What about those people like me, who bought 2 copies of Windows 8, and even LIKE the new start screen, but both machines are now reverted to Windows 7 after a raft of Windows 8 issues (EG it won't even see my desktop's DVD drive even though it installed from it, and, it bluescreens my Vaio). I'll reinstall when there's both a compelling reason and they have a service pack out.
IE, probably never.
Took me 2 months to get Win8 partially stable here. A depressing combination of forcing compatibility mode on far too many apps and services, soul destroying searching for 64bit drivers that don't crash on 4Gb+ machines (and reminding WIndows update NOT to send me more broken ones) and retiring perfectly functional hardware Win8 just won't work with.
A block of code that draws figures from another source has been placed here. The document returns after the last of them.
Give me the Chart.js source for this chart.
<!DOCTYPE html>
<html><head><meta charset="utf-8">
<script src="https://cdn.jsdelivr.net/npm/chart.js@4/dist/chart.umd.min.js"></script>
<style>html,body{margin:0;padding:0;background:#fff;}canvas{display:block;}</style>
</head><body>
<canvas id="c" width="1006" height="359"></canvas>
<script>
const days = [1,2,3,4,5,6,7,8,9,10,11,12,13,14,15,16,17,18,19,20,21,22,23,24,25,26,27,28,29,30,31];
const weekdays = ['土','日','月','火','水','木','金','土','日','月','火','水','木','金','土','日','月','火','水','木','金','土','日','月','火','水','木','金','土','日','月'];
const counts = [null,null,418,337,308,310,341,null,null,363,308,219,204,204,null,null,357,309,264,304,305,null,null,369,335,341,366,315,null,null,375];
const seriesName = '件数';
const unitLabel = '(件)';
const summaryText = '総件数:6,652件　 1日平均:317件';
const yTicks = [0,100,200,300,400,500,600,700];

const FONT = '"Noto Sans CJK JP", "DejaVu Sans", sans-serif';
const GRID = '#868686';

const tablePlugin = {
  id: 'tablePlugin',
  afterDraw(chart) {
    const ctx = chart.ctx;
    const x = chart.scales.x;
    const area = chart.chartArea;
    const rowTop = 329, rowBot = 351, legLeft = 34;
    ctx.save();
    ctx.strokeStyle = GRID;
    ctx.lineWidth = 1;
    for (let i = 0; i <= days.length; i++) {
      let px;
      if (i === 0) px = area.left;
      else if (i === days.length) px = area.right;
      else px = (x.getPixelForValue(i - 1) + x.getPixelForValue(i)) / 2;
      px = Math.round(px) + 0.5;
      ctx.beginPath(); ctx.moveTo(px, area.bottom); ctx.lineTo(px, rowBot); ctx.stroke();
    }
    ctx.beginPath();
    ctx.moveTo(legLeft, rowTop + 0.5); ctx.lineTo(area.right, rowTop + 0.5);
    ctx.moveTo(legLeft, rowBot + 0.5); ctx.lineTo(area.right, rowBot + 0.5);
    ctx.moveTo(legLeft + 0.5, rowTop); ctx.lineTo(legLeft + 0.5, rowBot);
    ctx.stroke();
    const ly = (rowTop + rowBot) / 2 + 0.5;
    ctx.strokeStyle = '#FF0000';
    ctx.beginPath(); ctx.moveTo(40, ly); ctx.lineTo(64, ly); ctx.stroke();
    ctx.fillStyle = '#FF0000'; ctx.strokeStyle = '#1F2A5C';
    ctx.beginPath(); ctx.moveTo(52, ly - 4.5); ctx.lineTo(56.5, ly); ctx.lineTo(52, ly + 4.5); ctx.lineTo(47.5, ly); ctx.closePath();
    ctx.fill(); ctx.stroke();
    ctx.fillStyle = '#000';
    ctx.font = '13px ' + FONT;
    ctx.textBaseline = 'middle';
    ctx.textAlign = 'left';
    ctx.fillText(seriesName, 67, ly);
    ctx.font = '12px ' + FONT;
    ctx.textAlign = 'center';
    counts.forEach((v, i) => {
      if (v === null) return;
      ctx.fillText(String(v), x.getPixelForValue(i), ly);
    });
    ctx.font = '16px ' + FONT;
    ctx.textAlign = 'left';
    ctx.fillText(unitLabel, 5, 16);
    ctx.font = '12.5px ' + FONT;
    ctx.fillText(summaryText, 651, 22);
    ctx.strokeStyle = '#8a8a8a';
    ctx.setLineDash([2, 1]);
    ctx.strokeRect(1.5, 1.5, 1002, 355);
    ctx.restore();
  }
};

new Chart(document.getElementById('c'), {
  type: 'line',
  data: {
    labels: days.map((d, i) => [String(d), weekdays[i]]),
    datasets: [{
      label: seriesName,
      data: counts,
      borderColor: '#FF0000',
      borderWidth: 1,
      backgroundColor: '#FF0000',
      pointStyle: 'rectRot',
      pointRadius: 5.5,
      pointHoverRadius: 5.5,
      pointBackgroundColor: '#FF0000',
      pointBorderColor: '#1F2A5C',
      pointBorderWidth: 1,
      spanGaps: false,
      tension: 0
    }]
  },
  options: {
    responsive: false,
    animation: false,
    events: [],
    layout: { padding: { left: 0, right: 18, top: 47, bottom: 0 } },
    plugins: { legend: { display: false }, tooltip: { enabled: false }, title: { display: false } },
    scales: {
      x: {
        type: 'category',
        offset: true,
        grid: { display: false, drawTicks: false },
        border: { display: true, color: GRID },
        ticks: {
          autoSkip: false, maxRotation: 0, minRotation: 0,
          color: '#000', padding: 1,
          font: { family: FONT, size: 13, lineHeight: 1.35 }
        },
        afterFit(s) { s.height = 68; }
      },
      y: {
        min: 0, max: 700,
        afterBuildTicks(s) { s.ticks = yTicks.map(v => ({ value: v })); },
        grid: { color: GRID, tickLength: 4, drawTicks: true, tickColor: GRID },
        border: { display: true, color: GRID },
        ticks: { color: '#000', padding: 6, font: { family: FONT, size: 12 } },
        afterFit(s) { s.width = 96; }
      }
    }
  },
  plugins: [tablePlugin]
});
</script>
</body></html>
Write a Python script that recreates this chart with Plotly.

Now I'm reaching the giddy heights of 48hr uptime between forced reboots, MS deprecated (and vandalised) desktop mode to the point where when Explorer crashes it now disables every UI element on the entire system. Can't even fire up or use the task manager, can't switch out of desktop, can't restart. Can't even ctrl-alt-del! Only working input is the reset button on the PC.
And I can't tell if it's the bugs desktop has always had or the 3rd party hacks needed to make it usable, whichever it is, making desktop just an app means when it crashes there's no way out.
How can MS say it's the fault of the OEM's for not producing hardware at launch when they're only shipping their own Surface Pro in February?
They desperately need to release a desktop-specific version of Windows 8 with a stunning UI, a sort-of evolution of Windows 7, instead of ripping out all the eye candy so it blends with boring Metro as they've done with Windows 8. This would cheer up desktop die-hards and businesses, who must be feeling left out in the cold as Microsoft goes off chasing the tablet market. And failing.